Do they have a point? Well, we will know very soon where Obama's real priorities lie. This is because he will soon have to make a decision on whether or not to allow the controversial Keystone XL oil pipeline project.

Now you may think that a decision on some pipeline plan is hardly decisive for the US government's climate strategy. In fact, I thought so myself - until I read the new article by the well-known energy author Michael Klare, in which he explains why Keystone XL is not some random project, but indeed represents the most significant "climate decision" that president Obama is faced with. This is because Obama has in it his power to give the green or red light to Keystone XL - and this decision in turn will largely determine whether the Canadian province of Alberta will be able to develop its stupendous tar sands resources (which climate activists call a "carbon bomb") or whether tar sands will die a slow death.

As an editorial in the trade publication Oil & Gas Journal puts it: "Controversy over the Keystone XL project leaves no room for compromise.

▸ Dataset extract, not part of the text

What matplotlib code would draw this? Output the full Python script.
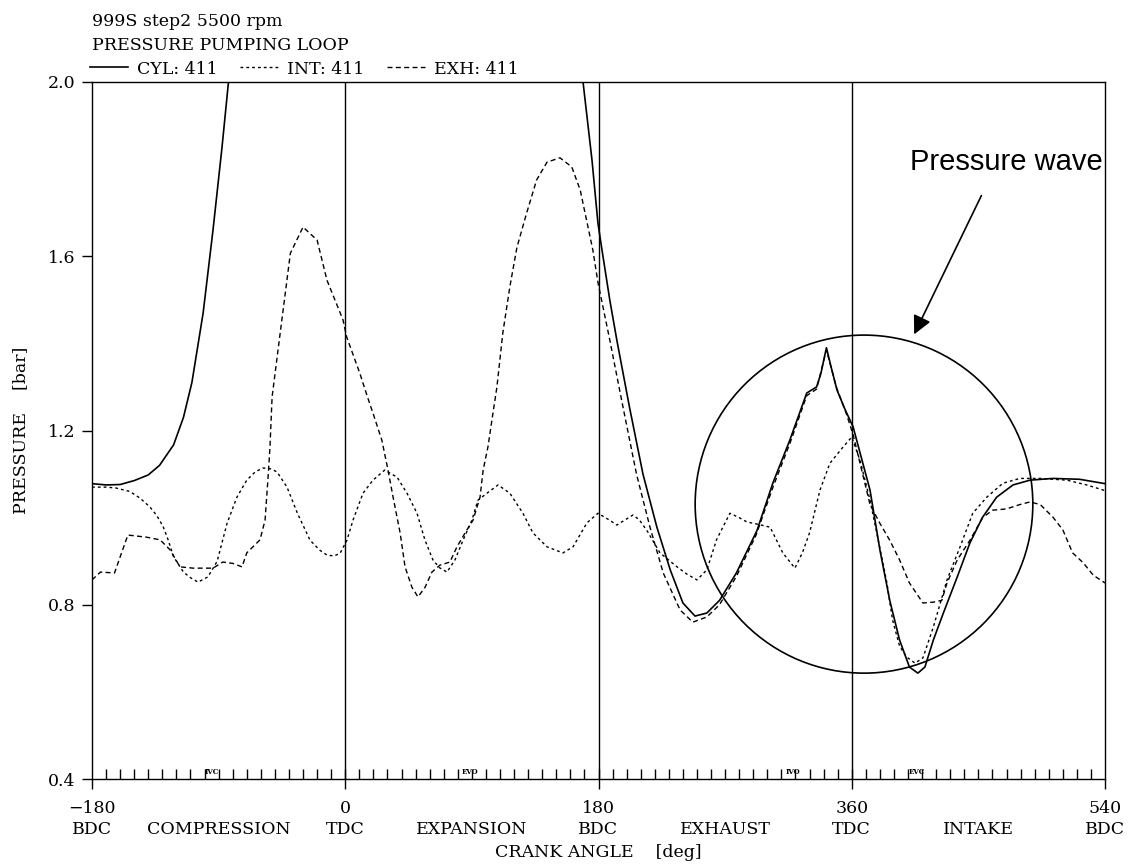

Fundamental views about the future of energy are in conflict."

Whether or not you agree with Klare (who opposes the Keystone pipeline), I can recommend his article, which you can find here. In addition, we have a related article for you today, provided by our friends at Oilprice.com, on the issue of pipeline safety.

Of course, Keystone XL is an exclusively American problem. But European policymakers have their own choices to make. For instance, whether or not to develop European shale gas resources. A 20% target does very little to help with this kind of decision.